A historian studying the French Revolution focuses on bread prices, wage levels, and grain shortages to explain popular unrest. A cultural historian would argue this analysis is:
AComplete — material conditions are what actually drive historical change, and cultural factors are secondary
BIncomplete — it omits analysis of the symbolic meanings and frameworks of justice through which people interpreted and acted on those conditions
CIncorrect — cultural historians reject the claim that material conditions matter at all
DIncomplete — cultural history would add a focus on elite political rhetoric rather than popular experience
Cultural history does not deny that bread prices mattered — it argues that material conditions are always mediated by cultural meanings that must be analyzed in their own right. How people understood their hunger, what frameworks of justice they used to interpret it, and what scripts of legitimate action were available to them determined what they did with that material pressure. Option C is the misconception directly addressed in the Common Misconceptions section: cultural history does not claim material conditions are irrelevant.
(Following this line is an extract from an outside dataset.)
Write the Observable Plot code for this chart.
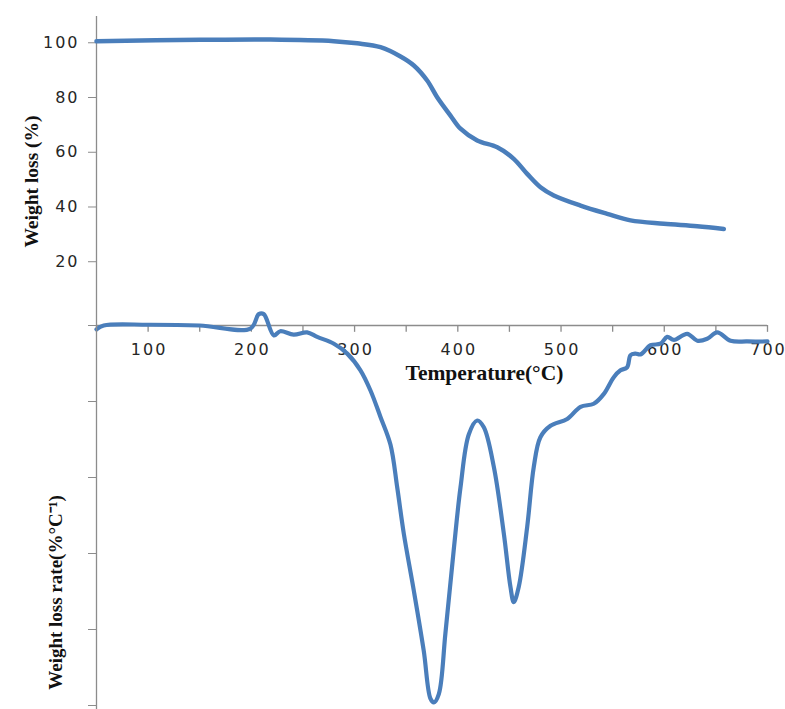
<!DOCTYPE html>
<html>
<head>
<meta charset="utf-8">
<script src="https://cdn.jsdelivr.net/npm/d3@7"></script>
<script src="https://cdn.jsdelivr.net/npm/@observablehq/plot@0.6"></script>
<style>
  html, body { margin: 0; padding: 0; background: #fff; }
  #wrap { position: relative; width: 785px; height: 709px; overflow: hidden; }
  #wrap svg { position: absolute; left: 0; top: 0; }
</style>
</head>
<body>
<div id="wrap"></div>
<script>
// ---- Data ----
// TG curve: temperature (°C) and weight (%)
const tgTemp   = [50, 150.7, 218.6, 279.9, 302.5, 325.1, 344.5, 357.4, 370.3, 380, 392.9, 402.6, 418.8, 438.2, 454.2, 467.2, 480.1, 493, 518.9, 544.7, 567.3, 599.6, 631.9, 657.7];
const tgWeight = [100.6, 101.1, 101.2, 100.6, 99.8, 98.4, 95.0, 91.7, 86.2, 80.1, 73.4, 68.6, 64.3, 61.8, 57.6, 52.1, 47.2, 44.2, 40.5, 37.5, 35.1, 33.9, 33.0, 32.0];

// DTG curve: temperature (°C) and weight loss rate (%/°C, relative units)
const dtgTemp = [50, 57, 100, 150, 199.2, 207.2, 212, 221.8, 228, 241, 254, 263.8, 280, 292.9, 305.7, 315.4, 325, 334.8, 341.3, 347.7, 357.4, 367, 373.5, 376.8, 381.6, 388, 396, 402.6, 410.7, 418.8, 425.2, 434.9, 444.6, 451, 454.2, 459, 467.2, 473.6, 480, 489.8, 506, 518.9, 531.7, 541.5, 551.1, 557.6, 564, 567.3, 572, 577, 586.7, 596.4, 602.8, 609.3, 622.2, 632, 641.6, 651.3, 664.2, 680.3, 700];
const dtgRate = [-0.05, 0.0, 0.01, 0.0, -0.04, 0.15, 0.15, -0.13, -0.075, -0.12, -0.09, -0.15, -0.24, -0.37, -0.59, -0.855, -1.2, -1.57, -2.13, -2.74, -3.49, -4.28, -4.91, -4.96, -4.85, -4.05, -2.96, -2.13, -1.43, -1.25, -1.34, -1.86, -2.74, -3.44, -3.64, -3.44, -2.65, -1.86, -1.47, -1.32, -1.23, -1.07, -1.03, -0.9, -0.68, -0.59, -0.55, -0.39, -0.37, -0.38, -0.26, -0.24, -0.15, -0.19, -0.11, -0.2, -0.175, -0.09, -0.2, -0.21, -0.21];

// Axis ticks and labels
const tgYTicks = [20, 40, 60, 80, 100];
const dtgYTicks = [0, -1, -2, -3, -4, -5];
const xTicks = [50, 100, 150, 200, 250, 300, 350, 400, 450, 500, 550, 600, 650, 700];
const xLabels = [100, 200, 300, 400, 500, 600, 700];
const xTitle = "Temperature(°C)";
const tgTitle = "Weight loss (%)";
const dtgTitle = "Weight loss rate(%°C⁻¹)";

const tgRows = tgTemp.map((t, i) => ({t, w: tgWeight[i]}));
const dtgRows = dtgTemp.map((t, i) => ({t, r: dtgRate[i]}));

const W = 785, H = 709;
const lineColor = "#4a7ebb";
const axisColor = "#8c8c8c";
const textColor = "#262626";

// ---- Upper plot: TG curve + full-height vertical axis ----
const tgPlot = Plot.plot({
  width: W, height: H,
  marginLeft: 96, marginRight: 18, marginTop: 16, marginBottom: 0,
  x: {domain: [50, 700], axis: null},
  y: {domain: [-143.6, 109.6], axis: null},
  style: {fontFamily: "DejaVu Sans", background: "transparent", overflow: "visible"},
  marks: [
    Plot.ruleX([50], {y1: -143.6, y2: 109.6, stroke: axisColor, strokeWidth: 1.3}),
    Plot.axisY(tgYTicks, {anchor: "left", tickSize: 8, tickPadding: 9, fontSize: 16, stroke: axisColor, color: textColor, label: null, tickFormat: d => d}),
    Plot.line(tgRows, {x: "t", y: "w", stroke: lineColor, strokeWidth: 4.5, curve: "catmull-rom"}),
    Plot.text([tgTitle], {frameAnchor: "top-left", dx: 24 - 96, dy: 181 - 16, rotate: -90, textAnchor: "middle", fontFamily: "Liberation Serif", fontWeight: "bold", fontSize: 19.5, fill: "#111", text: d => d})
  ]
});

// ---- Lower plot: DTG curve + x axis ----
const dtgPlot = Plot.plot({
  width: W, height: H,
  marginLeft: 96, marginRight: 18, marginTop: 309.8, marginBottom: 0.2,
  x: {domain: [50, 700], axis: null},
  y: {domain: [-5.05, 0.2], axis: null},
  style: {fontFamily: "DejaVu Sans", background: "transparent", overflow: "visible"},
  marks: [
    Plot.ruleY([0], {x1: 50, x2: 700, stroke: axisColor, strokeWidth: 1.3}),
    Plot.axisY(dtgYTicks, {anchor: "left", tickSize: 8, tickFormat: () => "", stroke: axisColor, label: null}),
    Plot.ruleX(xTicks, {x: d => d, y1: 0, y2: -0.09, stroke: axisColor, strokeWidth: 1.3}),
    Plot.text(xLabels, {x: d => d, y: 0, dy: 24, dx: 1, text: d => String(d), fontSize: 16, fill: textColor, textAnchor: "middle"}),
    Plot.line(dtgRows, {x: "t", y: "r", stroke: lineColor, strokeWidth: 4.2, curve: "catmull-rom"}),
    Plot.text([xTitle], {x: 420, y: 0, dy: 48, dx: 6, text: d => d, fontFamily: "Liberation Serif", fontWeight: "bold", fontSize: 21.5, fill: "#111", textAnchor: "middle"}),
    Plot.text([dtgTitle], {frameAnchor: "top-left", dx: 48 - 96, dy: 592 - 309.8, rotate: -90, textAnchor: "middle", fontFamily: "Liberation Serif", fontWeight: "bold", fontSize: 19, fill: "#111", text: d => d})
  ]
});

// widen the tick numerals like the reference's stretched rendering
d3.select(tgPlot).selectAll("[aria-label='y-axis tick label'] text").style("letter-spacing", "2px");
d3.select(dtgPlot).selectAll("g[aria-label='text']").filter((d, i) => i === 0).selectAll("text").style("letter-spacing", "2px");

const wrap = document.getElementById("wrap");
wrap.appendChild(dtgPlot);
wrap.appendChild(tgPlot);
</script>
</body>
</html>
Question 2 Multiple Choice
A cultural historian reads a colonial-era legal code classifying certain people as 'savages' lacking legal personhood. The historian argues this classification did not merely describe pre-existing social reality but actively helped create it. This claim reflects which concept?
AThick description — the code provides detailed documentation of social practices
BDiscourse — the legal language produced categories, authorized certain speakers, and enabled institutional practices that constituted the reality it claimed to describe
CAnachronism — projecting contemporary analytical frameworks onto a past document
DSocial history — the code documents the lives of subordinated groups
Foucault's concept of discourse is precisely this: language does not merely reflect an existing social reality but constitutes it — establishing what categories exist, who has authority to name them, and what institutional practices follow. The legal term 'savage' did not describe a pre-existing condition; it created a legal category of non-personhood that enabled specific institutions (colonial courts, expropriation regimes) to operate. This is the linguistic turn in action: attending to how categories shape the realities they appear simply to name.
Question 3 True / False
Clifford Geertz's 'thick description' means providing a highly detailed factual account of what physically happened during a social event.
TTrue
FFalse
Answer: False
Thick description is about reconstructing the cultural framework of meaning that made a social act intelligible to its participants — not adding more physical detail. Geertz's wink example illustrates this: a thin description says 'an eyelid contracted'; a thick description identifies whether it was a conspiratorial signal, a nervous tic, or a parody — and explains the shared cultural knowledge required to tell the difference. The distinction is not quantity of detail but the kind of account: cultural meaning versus physical observation.
Question 4 True / False
Cultural history's focus on language and discourse implies that historical events and material conditions are ultimately fictional or constructed and did not really happen.
TTrue
FFalse
Answer: False
This is precisely the misconception addressed in the Common Misconceptions section. Cultural historians argue that language constitutes categories and frameworks of meaning, not that reality itself is fictional. People really were enslaved, starved, and executed — those events happened. What cultural history adds is attention to how the categories used to understand and organize those events were themselves constructed, contested, and consequential. Discourse analysis shows that the category 'heretic' had real institutional effects without claiming that the people killed were imaginary.
Question 5 Short Answer
What does Darnton's cat massacre example demonstrate about the cultural history method, and what would be missing from a purely social history account of the same event?
Think about your answer, then reveal below.
Model answer: The cat massacre makes no sense as an expression of class grievance without reconstructing the cultural meanings of cats in 18th-century French popular culture — their association with masters, sexuality, witchcraft, and carnival inversion. A social history account could document labor conditions and class conflict (real and important), but would fail to explain why killing cats specifically felt like legitimate, satisfying revenge. Cultural history asks what frameworks of meaning made the workers' symbolic choice intelligible to themselves — not just why they were discontented, but why this particular action felt like an appropriate response.
Darnton's case shows that the choice of symbolic action is itself meaningful and requires reconstruction of the cultural system that made it possible. Many groups have labor grievances; what varies is which actions feel like satisfying or powerful responses — and that variation is a cultural phenomenon. A purely social history account leaves the specific symbolic content of the massacre unexplained, which is exactly the gap cultural history is designed to fill.